How can that be right?

At 6.30am I was interviewed by Radio Nottingham. I was tired and I was gutted and I tried to use the lines I’d been sent, even though they were so inadequate, but when I was asked the question “Is Jeremy the man to lead the Labour Party in these challenging times?” I found it hard to say an enthusiastic yes. Because I didn’t believe it. Because I’d worked with him and I’d tried hard but in my mind, it simply wasn’t true.

And when I saw that Cameron had resigned, I felt like I was looking into the abyss. Towards a General Election in which dozens of my colleagues would lose their seats.

And I already know what that is like and I was in despair.

But at that moment I knew that I didn’t have to put up with it.

I could leave the Shadow Cabinet and return to the backbenches and focus on Nottingham South.

But I was tired and emotional, so I wasn’t going to do anything hasty.

So I talked to some of my closest colleagues.

I discussed it with my staff.

And I told Ravi.

And decided to raise my concerns at Shadow Cabinet on the Monday.

I arranged to meet my agent and several CLP officers on the Sunday afternoon to explain what I had decided to do.

But it didn’t go as planned.

On Sunday morning Ravi woke me and passed me my phone.

Hilary Benn, who I’d been with on the campaign bus with in Derby and Peterborough only 3 days earlier, had been sacked.

And Heidi Alexander, one of my closest friends in the Shadow Cabinet, one of the best and most talented and loyal colleagues I know, had resigned.

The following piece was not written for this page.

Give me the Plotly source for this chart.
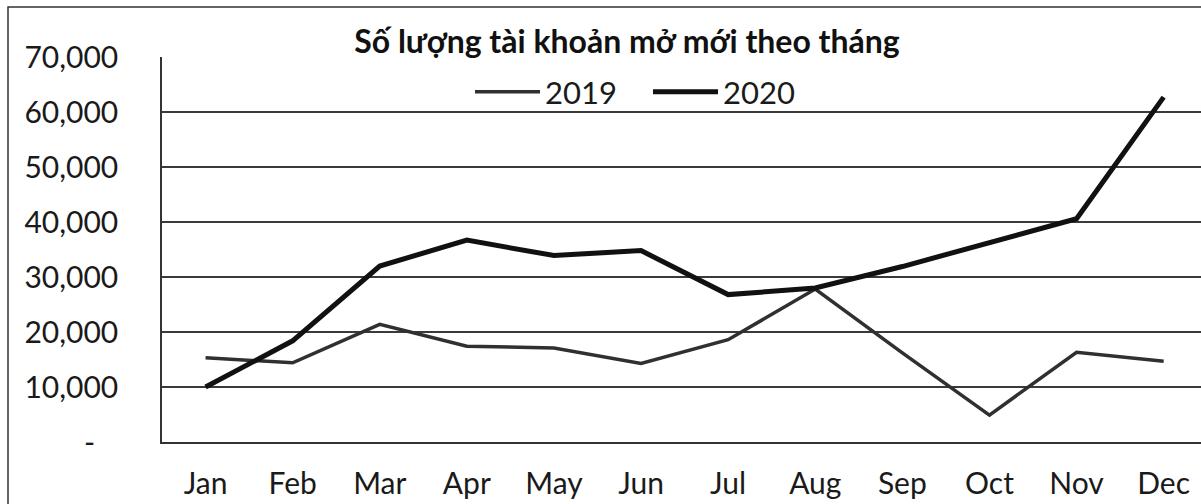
import plotly.graph_objects as go

months = ["Jan", "Feb", "Mar", "Apr", "May", "Jun", "Jul", "Aug", "Sep", "Oct", "Nov", "Dec"]
y2019 = [15300, 14400, 21400, 17400, 17100, 14300, 18600, 27800, 16200, 4900, 16300, 14700]
y2020 = [10000, 18400, 32000, 36700, 33900, 34800, 26800, 28000, 31900, 36300, 40600, 62700]
ytick_vals = [0, 10000, 20000, 30000, 40000, 50000, 60000, 70000]
ytick_text = ["-\u00a0\u00a0\u00a0", "10,000", "20,000", "30,000", "40,000", "50,000", "60,000", "70,000"]

FONT = "Lato"
W, H = 1201, 504
L, T, B = 162, 57, 62

fig = go.Figure()
fig.add_trace(go.Scatter(x=months, y=y2019, mode="lines", name="2019",
                         line=dict(color="#303030", width=3.5)))
fig.add_trace(go.Scatter(x=months, y=y2020, mode="lines", name="2020",
                         line=dict(color="#111111", width=5)))

fig.update_layout(
    width=W, height=H,
    margin=dict(l=L, r=0, t=T, b=B),
    paper_bgcolor="white", plot_bgcolor="white",
    font=dict(family=FONT, color="#1a1a1a", size=30),
    title=dict(text="<b>Số lượng tài khoản mở mới theo tháng</b>",
               x=627 / W, xanchor="center", xref="container",
               y=1 - 42 / H, yanchor="middle", yref="container",
               font=dict(family=FONT, size=32, color="#111111")),
    showlegend=True,
    legend=dict(orientation="h", x=(470 - L) / (W - L), xanchor="left",
                y=1 - (92 - T) / (H - T - B), yanchor="middle",
                bgcolor="rgba(0,0,0,0)", font=dict(size=31),
                itemwidth=65, entrywidth=98),
)
fig.update_xaxes(
    type="category", range=[-0.5, (W - L) / 87.1 - 0.5],
    showgrid=False, showline=True, linecolor="#333333", linewidth=1.5,
    ticks="", ticklabelstandoff=14, tickfont=dict(size=30),
)
fig.update_yaxes(
    range=[0, 70000], tickvals=ytick_vals, ticktext=ytick_text,
    showgrid=True, gridcolor="#3a3a3a", gridwidth=1.5,
    showline=True, linecolor="#333333", linewidth=1.5,
    zeroline=False, ticks="", ticklabelstandoff=36, tickfont=dict(size=30),
)
# outer chart border (scan frame)
fig.add_shape(type="path", xref="paper", yref="paper",
              path="M %f,%f L %f,%f L %f,%f" % (
                  (8 - L) / (W - L), -0.4,
                  (8 - L) / (W - L), 1 + (T - 7) / (H - T - B),
                  1.0, 1 + (T - 7) / (H - T - B)),
              line=dict(color="#333333", width=1.5), layer="above")

fig.write_html("out.html", post_script="document.body.style.margin='0';",
               config={"displayModeBar": False})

So I rang Brian, my agent, and my adviser, Laurence, to tell them. I wrote my resignation letter and I rang Jeremy to explain. And I texted asking him to call me. And I rang Katy Clark in his office and asked her to ask him to ring me.

After an hour or so he did ring me. And we had an amicable discussion and I explained that I has lost confidence in him.

He didn’t even ask me why.

Or what was wrong , or how he could fix it.

I wasn’t part of any coup.

I didn’t plan it.

I didn’t co-ordinate the timing of my resignation with anyone else.

I just knew that I could not go on.

Things were, and are, falling apart.

Jeremy has always treated me politely, and with kindness.

I know that he has strong principles.

I remain proud of our policies on transport, especially rail. And Jeremy is right to set out an alternative to the economics of austerity, to focus on affordable housing, to defending a public NHS and to tackling poverty and inequality.

But through my own personal direct experience I know that Jeremy operates in a way that means progress towards these goals is impossible. He is not a team player let alone a team leader.

Jeremy has a new Shadow Cabinet but it’s clear to me that he doesn’t understand collective responsibility and that he can’t lead a team, so I’m afraid the same problems will eventually emerge in the new front bench. This is not about policy or ideology, it is about competence.

I can’t describe how sad I have felt this last 4 weeks.

I remain very proud to be your MP and to serve my Party and my city.

I will always support Labour as best as I can in Parliament.

I am sorry that many of you feel very angry and let down, but I know that I have done what was right, that I have behaved with integrity and that I had no option but to resign from Jeremy’s Shadow Cabinet. It’s clear that he cannot command the support of his colleagues in Parliament and under those circumstances I cannot see how he can lead our Party to the election victory people in our city so desperately need.

8 years ago I asked Nottingham South members to put their trust in me.

Tonight I’m asking you to do the same again.

I don’t ask you to agree with me, but I hope you will understand and respect my decision. I have tried to be completely honest with you tonight. And I will try to answer your questions.